__REQUIRED TASK__
Nothing in the data should change when you return it, but leave the pictures out.

__DATA__
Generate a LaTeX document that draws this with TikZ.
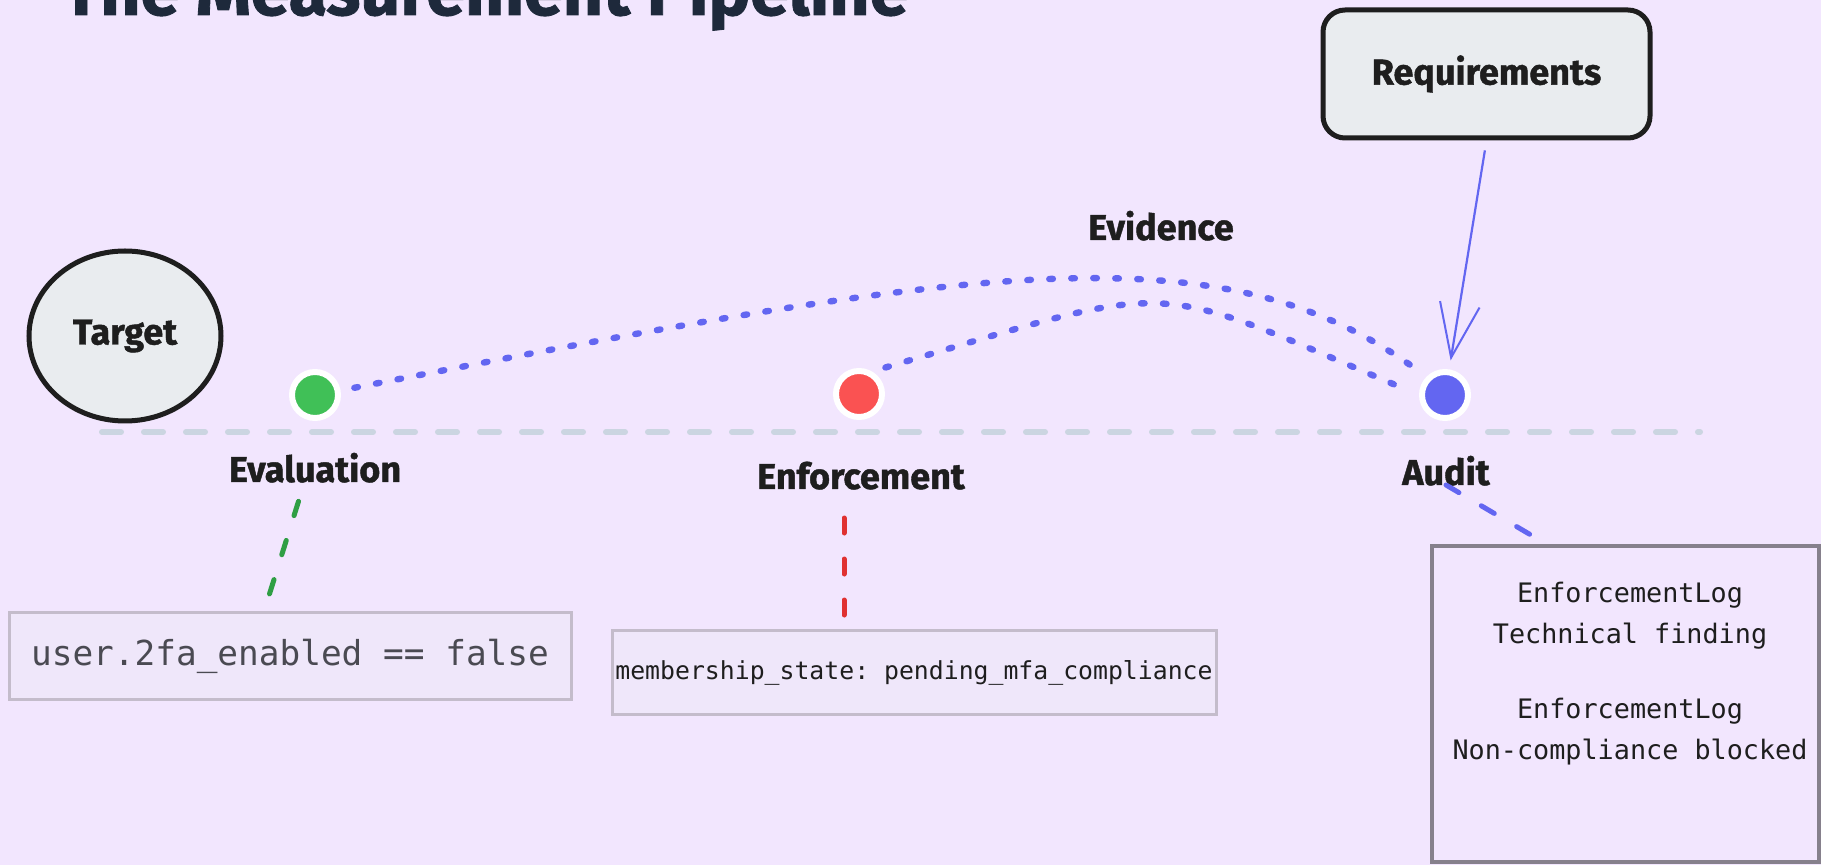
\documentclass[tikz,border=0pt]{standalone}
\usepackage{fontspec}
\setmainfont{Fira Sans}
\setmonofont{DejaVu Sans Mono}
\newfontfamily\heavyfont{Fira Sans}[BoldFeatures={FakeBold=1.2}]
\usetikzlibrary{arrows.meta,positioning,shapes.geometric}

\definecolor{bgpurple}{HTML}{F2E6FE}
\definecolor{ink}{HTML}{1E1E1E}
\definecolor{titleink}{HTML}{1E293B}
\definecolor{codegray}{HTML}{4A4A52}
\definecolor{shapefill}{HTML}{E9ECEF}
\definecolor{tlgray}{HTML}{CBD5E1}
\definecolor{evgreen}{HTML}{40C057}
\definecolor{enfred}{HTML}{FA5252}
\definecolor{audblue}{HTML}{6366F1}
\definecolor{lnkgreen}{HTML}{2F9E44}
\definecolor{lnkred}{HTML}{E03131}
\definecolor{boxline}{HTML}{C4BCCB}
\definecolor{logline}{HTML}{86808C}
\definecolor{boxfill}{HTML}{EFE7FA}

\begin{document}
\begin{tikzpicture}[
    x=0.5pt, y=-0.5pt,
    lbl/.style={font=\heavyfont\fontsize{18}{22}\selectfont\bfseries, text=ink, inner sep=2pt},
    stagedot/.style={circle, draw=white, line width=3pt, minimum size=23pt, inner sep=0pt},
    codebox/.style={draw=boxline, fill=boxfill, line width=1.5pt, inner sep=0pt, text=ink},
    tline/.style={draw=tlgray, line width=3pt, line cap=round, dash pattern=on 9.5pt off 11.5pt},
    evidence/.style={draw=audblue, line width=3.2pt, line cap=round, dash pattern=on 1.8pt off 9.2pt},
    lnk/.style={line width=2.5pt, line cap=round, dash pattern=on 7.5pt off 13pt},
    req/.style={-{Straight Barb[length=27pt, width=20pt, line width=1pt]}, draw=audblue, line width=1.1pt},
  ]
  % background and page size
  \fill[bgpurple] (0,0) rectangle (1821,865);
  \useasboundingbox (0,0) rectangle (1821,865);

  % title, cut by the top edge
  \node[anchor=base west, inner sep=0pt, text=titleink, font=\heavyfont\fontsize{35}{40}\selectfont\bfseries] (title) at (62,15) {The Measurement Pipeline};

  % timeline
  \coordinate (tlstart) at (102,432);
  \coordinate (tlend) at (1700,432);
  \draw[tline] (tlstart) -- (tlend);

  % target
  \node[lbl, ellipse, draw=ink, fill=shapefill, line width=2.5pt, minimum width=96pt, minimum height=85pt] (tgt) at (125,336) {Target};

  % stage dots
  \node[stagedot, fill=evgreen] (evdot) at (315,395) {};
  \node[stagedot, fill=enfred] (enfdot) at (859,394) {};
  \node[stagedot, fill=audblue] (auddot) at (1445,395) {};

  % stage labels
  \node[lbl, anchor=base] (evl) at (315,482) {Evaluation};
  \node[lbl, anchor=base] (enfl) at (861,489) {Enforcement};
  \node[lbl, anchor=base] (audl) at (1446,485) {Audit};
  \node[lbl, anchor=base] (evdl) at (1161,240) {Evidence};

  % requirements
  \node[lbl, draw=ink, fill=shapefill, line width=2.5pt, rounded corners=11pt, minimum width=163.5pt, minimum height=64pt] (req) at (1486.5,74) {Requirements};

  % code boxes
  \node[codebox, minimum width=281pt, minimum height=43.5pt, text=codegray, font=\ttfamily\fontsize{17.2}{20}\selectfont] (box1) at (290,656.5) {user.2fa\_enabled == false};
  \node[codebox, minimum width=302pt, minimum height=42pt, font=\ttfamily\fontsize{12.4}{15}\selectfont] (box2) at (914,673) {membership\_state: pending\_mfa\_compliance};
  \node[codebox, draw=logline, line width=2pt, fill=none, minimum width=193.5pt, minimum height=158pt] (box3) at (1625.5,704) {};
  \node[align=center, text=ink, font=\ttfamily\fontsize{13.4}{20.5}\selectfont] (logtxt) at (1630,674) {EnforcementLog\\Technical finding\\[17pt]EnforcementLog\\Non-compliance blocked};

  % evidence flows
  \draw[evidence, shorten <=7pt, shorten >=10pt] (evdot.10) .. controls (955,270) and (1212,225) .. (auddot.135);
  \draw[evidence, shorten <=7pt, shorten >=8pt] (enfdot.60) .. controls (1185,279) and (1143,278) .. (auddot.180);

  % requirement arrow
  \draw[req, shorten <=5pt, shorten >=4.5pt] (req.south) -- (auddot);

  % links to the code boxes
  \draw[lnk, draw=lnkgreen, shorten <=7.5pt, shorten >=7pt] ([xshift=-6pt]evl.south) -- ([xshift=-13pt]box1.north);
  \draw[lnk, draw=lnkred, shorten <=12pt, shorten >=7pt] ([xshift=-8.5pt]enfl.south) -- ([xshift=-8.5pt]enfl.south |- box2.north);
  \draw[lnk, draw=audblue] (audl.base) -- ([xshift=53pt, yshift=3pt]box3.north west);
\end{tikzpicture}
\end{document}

__RIGHT ANSWER__
Generate a LaTeX document that draws this with TikZ.
\documentclass[tikz,border=0pt]{standalone}
\usepackage{fontspec}
\setmainfont{Fira Sans}
\setmonofont{DejaVu Sans Mono}
\newfontfamily\heavyfont{Fira Sans}[BoldFeatures={FakeBold=1.2}]
\usetikzlibrary{arrows.meta,positioning,shapes.geometric}

\definecolor{bgpurple}{HTML}{F2E6FE}
\definecolor{ink}{HTML}{1E1E1E}
\definecolor{titleink}{HTML}{1E293B}
\definecolor{codegray}{HTML}{4A4A52}
\definecolor{shapefill}{HTML}{E9ECEF}
\definecolor{tlgray}{HTML}{CBD5E1}
\definecolor{evgreen}{HTML}{40C057}
\definecolor{enfred}{HTML}{FA5252}
\definecolor{audblue}{HTML}{6366F1}
\definecolor{lnkgreen}{HTML}{2F9E44}
\definecolor{lnkred}{HTML}{E03131}
\definecolor{boxline}{HTML}{C4BCCB}
\definecolor{logline}{HTML}{86808C}
\definecolor{boxfill}{HTML}{EFE7FA}

\begin{document}
\begin{tikzpicture}[
    x=0.5pt, y=-0.5pt,
    lbl/.style={font=\heavyfont\fontsize{18}{22}\selectfont\bfseries, text=ink, inner sep=2pt},
    stagedot/.style={circle, draw=white, line width=3pt, minimum size=23pt, inner sep=0pt},
    codebox/.style={draw=boxline, fill=boxfill, line width=1.5pt, inner sep=0pt, text=ink},
    tline/.style={draw=tlgray, line width=3pt, line cap=round, dash pattern=on 9.5pt off 11.5pt},
    evidence/.style={draw=audblue, line width=3.2pt, line cap=round, dash pattern=on 1.8pt off 9.2pt},
    lnk/.style={line width=2.5pt, line cap=round, dash pattern=on 7.5pt off 13pt},
    req/.style={-{Straight Barb[length=27pt, width=20pt, line width=1pt]}, draw=audblue, line width=1.1pt},
  ]
  % background and page size
  \fill[bgpurple] (0,0) rectangle (1821,865);
  \useasboundingbox (0,0) rectangle (1821,865);

  % title, cut by the top edge
  \node[anchor=base west, inner sep=0pt, text=titleink, font=\heavyfont\fontsize{35}{40}\selectfont\bfseries] (title) at (62,15) {The Measurement Pipeline};

  % timeline
  \coordinate (tlstart) at (102,432);
  \coordinate (tlend) at (1700,432);
  \draw[tline] (tlstart) -- (tlend);

  % target
  \node[lbl, ellipse, draw=ink, fill=shapefill, line width=2.5pt, minimum width=96pt, minimum height=85pt] (tgt) at (125,336) {Target};

  % stage dots
  \node[stagedot, fill=evgreen] (evdot) at (315,395) {};
  \node[stagedot, fill=enfred] (enfdot) at (859,394) {};
  \node[stagedot, fill=audblue] (auddot) at (1445,395) {};

  % stage labels
  \node[lbl, anchor=base] (evl) at (315,482) {Evaluation};
  \node[lbl, anchor=base] (enfl) at (861,489) {Enforcement};
  \node[lbl, anchor=base] (audl) at (1446,485) {Audit};
  \node[lbl, anchor=base] (evdl) at (1161,240) {Evidence};

  % requirements
  \node[lbl, draw=ink, fill=shapefill, line width=2.5pt, rounded corners=11pt, minimum width=163.5pt, minimum height=64pt] (req) at (1486.5,74) {Requirements};

  % code boxes
  \node[codebox, minimum width=281pt, minimum height=43.5pt, text=codegray, font=\ttfamily\fontsize{17.2}{20}\selectfont] (box1) at (290,656.5) {user.2fa\_enabled == false};
  \node[codebox, minimum width=302pt, minimum height=42pt, font=\ttfamily\fontsize{12.4}{15}\selectfont] (box2) at (914,673) {membership\_state: pending\_mfa\_compliance};
  \node[codebox, draw=logline, line width=2pt, fill=none, minimum width=193.5pt, minimum height=158pt] (box3) at (1625.5,704) {};
  \node[align=center, text=ink, font=\ttfamily\fontsize{13.4}{20.5}\selectfont] (logtxt) at (1630,674) {EnforcementLog\\Technical finding\\[17pt]EnforcementLog\\Non-compliance blocked};

  % evidence flows
  \draw[evidence, shorten <=7pt, shorten >=10pt] (evdot.10) .. controls (955,270) and (1212,225) .. (auddot.135);
  \draw[evidence, shorten <=7pt, shorten >=8pt] (enfdot.60) .. controls (1185,279) and (1143,278) .. (auddot.180);

  % requirement arrow
  \draw[req, shorten <=5pt, shorten >=4.5pt] (req.south) -- (auddot);

  % links to the code boxes
  \draw[lnk, draw=lnkgreen, shorten <=7.5pt, shorten >=7pt] ([xshift=-6pt]evl.south) -- ([xshift=-13pt]box1.north);
  \draw[lnk, draw=lnkred, shorten <=12pt, shorten >=7pt] ([xshift=-8.5pt]enfl.south) -- ([xshift=-8.5pt]enfl.south |- box2.north);
  \draw[lnk, draw=audblue] (audl.base) -- ([xshift=53pt, yshift=3pt]box3.north west);
\end{tikzpicture}
\end{document}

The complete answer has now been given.